Suburbicon (2017)

It’s kind of hard to imagine that Suburbicon is (1) a real movie and (2) is a real movie released in theaters and (3) is a real movie released in theaters with so many talented people behind its creation. There are a few movies every year that are so fascinatingly bad—but awful, let’s make that clear—that you can’t quite look away from the trainwreck that plays on the screen. Suburbicon is one of those movies. We’ll be wondering where it all went wrong for years, assuming we remember it for that long.

The film, which is based on a script by the Coen brothers written in the mid-1980s, is set in suburbia in the 1950s. It features two parallel stories, which almost never intersect. The main one follows Matt Damon as Gardner Lodge, an everyman. He’s so bland that you’ll struggle to remember anything about him. Anyway, he commits insurance fraud by hiring a couple of gangsters to kill his wife (Julianne Moore), so that he and his wife’s sister (also Moore) can collect the money and disappear—with or without their kid (Noah Jupe).

The second story, for which we only really get snippets, follows an African-American family who moves into the neighborhood. They are constantly pestered by the majority of the residents because they are black and this is 1950s America. The film wants to be a dark comedy following the aftermath of the murder and a social satire about the seedy (racist) underbelly of suburbia. It fails at both.

The first story is moderately surprising at first simply because it’s so different from what the trailers promised, but after you learn that this is the direction Suburbicon is headed, it becomes pretty predictable. Even more “shocking” turns feel pedestrian, the whole thing is pretty dull, and almost all of the dark comedy we can presume was in the original screenplay has been washed away. Oh, it still looks and at times feels like a Coen brothers movie, but that’s only because George Clooney’s lesser directorial outings feel like Coen-lite films—and it’s even worse when they are writers of the screenplay, it turns out.

Suburbicon tries to mix a crime story with a social commentary and winds up butchering both.

Our second story is deliberately over-the-top. At least, it feels over-the-top—a conglomerate compilation of several horrific incidents. But it has no teeth. And it doesn’t give the victims of the racism any semblance of character. If we learn the characters’ names, I don’t remember them. We hardly learn anything about them. And while I wager this is part of the point—that’s how their neighbors see them, after all—it doesn’t work for the movie or give us more personal-driven sympathy.

The “point,” we eventually learn, of having the two stories is to have this crazy and violent crime saga involving a while family that nobody pays any attention to because everyone is focused on the peaceful black family who hasn’t done anything wrong. This isn’t a bad idea in theory but when neither story works on its own, we struggle to care about the purpose of the entire film. Plus, it feels like it should have a bigger bite than it does—it’s ultimately rather blasé and it’s hard to work up any sort of emotion for it.

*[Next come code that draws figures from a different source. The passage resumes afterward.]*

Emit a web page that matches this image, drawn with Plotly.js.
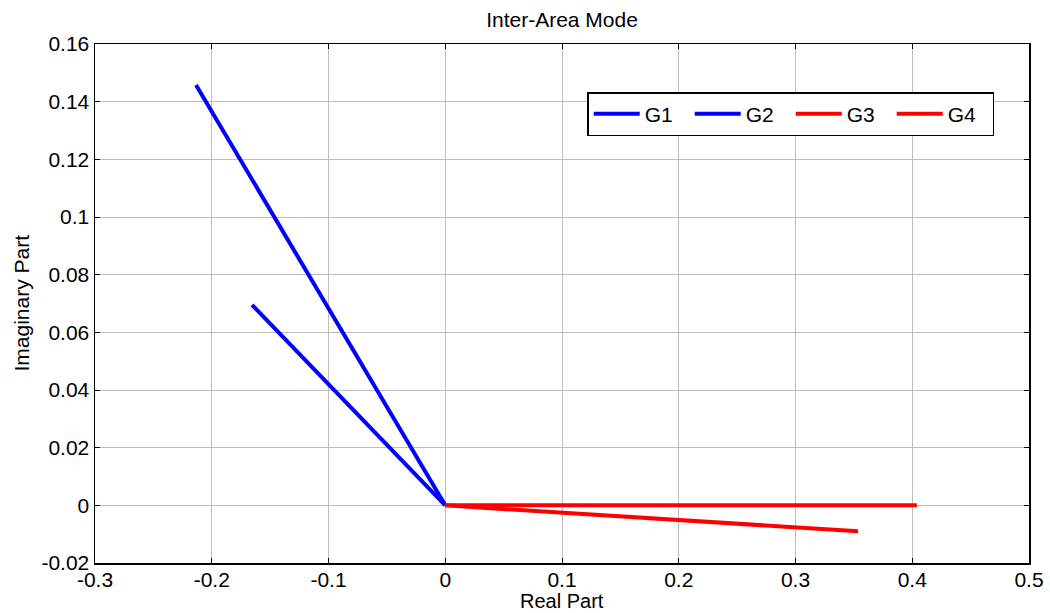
<!DOCTYPE html>
<html>
<head>
<meta charset="utf-8">
<script src="https://cdn.plot.ly/plotly-3.0.1.min.js"></script>
<style>html,body{margin:0;padding:0;background:#fff;}#chart{width:1050px;height:613px;}</style>
</head>
<body>
<div id="chart"></div>
<script>
const names = ["G1", "G2", "G3", "G4"];
const realEnd = [-0.2135, -0.1655, 0.404, 0.3535];
const imagEnd = [0.1458, 0.0695, 0.0, -0.009];
const colors = ["#0000ff", "#0000ff", "#ff0000", "#ff0000"];
const xTicks = [-0.3, -0.2, -0.1, 0, 0.1, 0.2, 0.3, 0.4, 0.5];
const xTickText = ["-0.3", "-0.2", "-0.1", "0", "0.1", "0.2", "0.3", "0.4", "0.5"];
const yTicks = [-0.02, 0, 0.02, 0.04, 0.06, 0.08, 0.1, 0.12, 0.14, 0.16];
const yTickText = ["-0.02", "0", "0.02", "0.04", "0.06", "0.08", "0.1", "0.12", "0.14", "0.16"];

const traces = names.map((n, i) => ({
  x: [0, realEnd[i]],
  y: [0, imagEnd[i]],
  mode: "lines",
  name: n,
  line: {color: colors[i], width: 4}
}));

const FONT = "Liberation Sans, Arial, sans-serif";
const axisCommon = {
  showline: true, mirror: "ticks", linecolor: "#000", linewidth: 1.5,
  ticks: "inside", ticklen: 5, tickcolor: "#000",
  showgrid: true, gridcolor: "#bdbdbd", gridwidth: 1,
  zeroline: false,
  tickfont: {family: FONT, size: 21, color: "#000"}
};

const layout = {
  width: 1050, height: 613,
  margin: {l: 95, r: 21, t: 44, b: 50},
  paper_bgcolor: "#fff", plot_bgcolor: "#fff",
  font: {family: FONT, color: "#000"},
  title: {text: "Inter-Area Mode", font: {size: 21, color: "#000"}, xref: "paper", x: 0.5, xanchor: "center", y: 0.968, yanchor: "middle"},
  xaxis: Object.assign({}, axisCommon, {
    range: [-0.3, 0.5], tickvals: xTicks, ticktext: xTickText,
    ticklabelstandoff: -3,
    title: {text: ""}
  }),
  yaxis: Object.assign({}, axisCommon, {
    range: [-0.02, 0.16], tickvals: yTicks, ticktext: yTickText,
    title: {text: ""}
  }),
  annotations: [{
    text: "Real Part", xref: "paper", yref: "paper", x: 0.5, y: -50 / 519,
    xanchor: "center", yanchor: "bottom", showarrow: false,
    font: {family: FONT, size: 20, color: "#000"}, borderpad: 0
  }, {
    text: "Imaginary Part", xref: "paper", yref: "paper", x: -74 / 934, y: 0.5,
    xanchor: "center", yanchor: "middle", textangle: -90, showarrow: false,
    font: {family: FONT, size: 21, color: "#000"}, borderpad: 0
  }],
  showlegend: true,
  legend: {
    orientation: "h", x: 0.527, y: 0.9075, xanchor: "left", yanchor: "top",
    bordercolor: "#000", borderwidth: 1.5, bgcolor: "#fff",
    font: {size: 21, color: "#000"},
    itemwidth: 46, entrywidth: 40, entrywidthmode: "pixels",
    tracegroupgap: 0
  }
};

Plotly.newPlot("chart", traces, layout, {displayModeBar: false, staticPlot: true});
</script>
</body>
</html>
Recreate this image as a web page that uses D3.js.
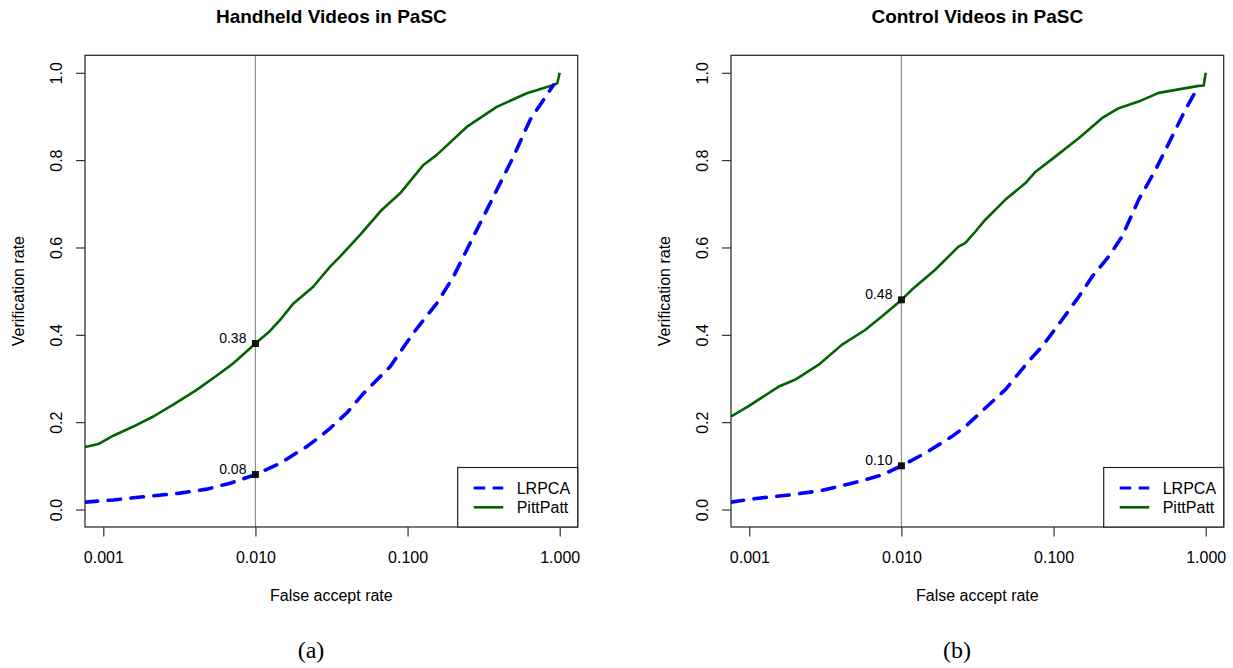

The acting, for the most part, is fine but unspectacular. Matt Damon plays his everyman pretty well, while Julianne Moore, in dual roles, is a little bland. Oscar Isaac shows up for two scenes and it’s in those two scenes that Suburbicon actually becomes fun—an indication of the movie that could have been. The Coen tone comes through and you can see how this could have worked. Noah Jupe is a bad kid actor, while nobody else makes much of an impression. Even the gangsters are disappointingly dull.

Suburbicon tries to mix a crime story with a social commentary and winds up butchering both, creating a fascinating mess. It’s a boring watch but an interesting study—the type of movie nobody should watch but everybody should read up on. Where did it all go wrong? Who knows. But it has too much talent in front of and behind the camera to be this big of a disaster. Ultimately, it fails to do anything but put its audience to sleep and provide a version of history that is CliffsNotes depth. What a waste.

Conclusion: Suburbicon is a fascinating mess.

Recommendation: While Suburbicon isn’t worth watching, it’ll be interesting for those who like to try to figure out how it all went so wrong.